От этой неожиданной речи на меня повеяло воспоминаниями о тех днях наивной веры, когда на меня находил молитвенный экстаз — и в которых для меня был уже рlusquamperfectum моей духовной жизни…
И мне стало в одно и то же время и жалко нашего доброго, неумелого попика, и стыдно перед ним за то, что именно я возбудил в нем такие неосуществимые надежды. Я почувствовал себя подлецом перед ним, и мне захотелось встать и напрямик сказать, что он во мне ошибся, что я — худший враг того, что ему дорого; захотелось не то извиняться, не то исповедаться, не то поднять «свое» знамя; захотелось объяснить, почему я здесь оказался таким «знатоком» религиозных вопросов… и вдруг зашевелилась скверная, отравленная мысль: о. Световидов тоже был искренно, даже фанатично верующим, он тоже устремлялся душою к «высоким божественным истинам» — и он же, в числе многих других, клялся не допустить, чтобы я в Саратовской гимназии получил аттестат зрелости! Я я… я «отмолчался»!

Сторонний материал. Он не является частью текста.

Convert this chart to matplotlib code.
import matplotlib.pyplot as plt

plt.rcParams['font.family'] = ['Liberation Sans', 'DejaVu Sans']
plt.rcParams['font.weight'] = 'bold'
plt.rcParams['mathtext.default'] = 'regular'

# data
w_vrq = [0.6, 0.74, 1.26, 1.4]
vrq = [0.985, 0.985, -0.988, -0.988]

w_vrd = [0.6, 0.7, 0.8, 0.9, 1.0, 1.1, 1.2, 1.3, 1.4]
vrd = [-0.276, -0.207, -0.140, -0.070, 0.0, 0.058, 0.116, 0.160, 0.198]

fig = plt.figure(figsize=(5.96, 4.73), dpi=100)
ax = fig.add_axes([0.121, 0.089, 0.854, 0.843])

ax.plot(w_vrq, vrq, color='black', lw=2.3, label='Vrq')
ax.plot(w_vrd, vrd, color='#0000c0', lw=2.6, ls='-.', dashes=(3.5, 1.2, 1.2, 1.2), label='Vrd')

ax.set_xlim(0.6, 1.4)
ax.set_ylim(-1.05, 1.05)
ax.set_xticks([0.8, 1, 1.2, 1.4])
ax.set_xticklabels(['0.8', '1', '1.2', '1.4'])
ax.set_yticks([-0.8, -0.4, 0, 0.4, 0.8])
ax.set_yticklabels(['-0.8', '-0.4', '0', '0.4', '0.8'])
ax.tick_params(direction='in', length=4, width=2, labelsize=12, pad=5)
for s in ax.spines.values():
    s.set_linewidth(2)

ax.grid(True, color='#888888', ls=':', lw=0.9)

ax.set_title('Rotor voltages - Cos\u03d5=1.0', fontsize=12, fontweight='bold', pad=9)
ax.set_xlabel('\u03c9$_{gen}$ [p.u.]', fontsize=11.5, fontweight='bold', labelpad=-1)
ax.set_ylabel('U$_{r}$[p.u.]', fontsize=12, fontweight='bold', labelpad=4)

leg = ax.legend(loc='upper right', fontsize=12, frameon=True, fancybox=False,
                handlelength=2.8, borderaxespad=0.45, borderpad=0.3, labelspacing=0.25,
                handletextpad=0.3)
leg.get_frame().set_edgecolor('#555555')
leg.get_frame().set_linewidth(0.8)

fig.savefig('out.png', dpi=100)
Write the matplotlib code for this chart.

Теперь я понимаю, что действительно «был подлецом» перед молодым священником — но не тогда, когда «блестяще» разбирался в тонкостях богословской схоластики, а тогда, когда допустил в свою душу ядовитое подозрение, будто он способен донести на меня учительскому совету и вообще использовать против меня свою законоучительскую власть. Для него было бы, конечно, большим ударом узнать, что единственный ученик, на котором мог остановиться его взор в поисках подходящего человеческого материала, способного быть сосудом религиозной истины — враг его церкви, враг его веры. Но он сумел бы христиански простить мне это разочарование. Я оставил его в блаженном неведении истины….
Так прошел я и мои сверстники через пустыню казенного среднего образования. Мы сами создали себе среди нее оазисы знания. Я ехал домой, вооруженный аттестатом зрелости. А рядом с ним у меня была в кармане другая бумажка: свеже отпечатанная прокламация, под заглавием «Первое письмо к голодающим крестьянам», за подписью «Мужицкие доброхоты». Она вышла также из типографии знакомой мне «Группы Народовольцев» и принадлежала — как я узнал год спустя — перу писателя Астырева, чью книжку «В волостных писарях» я читал с жадным интересом. В это время в деревнях свирепствовал частью голодный тиф, частью надвигавшаяся с юга холера. У меня были в деревнях связи: я каждые летние каникулы проводил где-нибудь в деревне, возле отцовских запашек. Последнее лето перед Дерптом я жил в большом приволжском селе Щербаковке, где у меня были среди мужиков большие приятели. На деньги, собранные гимназическим кружком, я закупил и отправил туда целую библиотеку. Тронутые этим крестьяне многократно и усиленно приглашали меня к себе погостить. Но в окружающей атмосфере было тревожно. В связи с непонятными для темного простонародья санитарными мерами ходили темные слухи о том, что баре, чтобы избежать неизбежной прирезки земли крестьянам, решили поубавить их число и подкупили докторов «травить народ». Везде шел смутный говор, что «черному народу большое утеснение идет».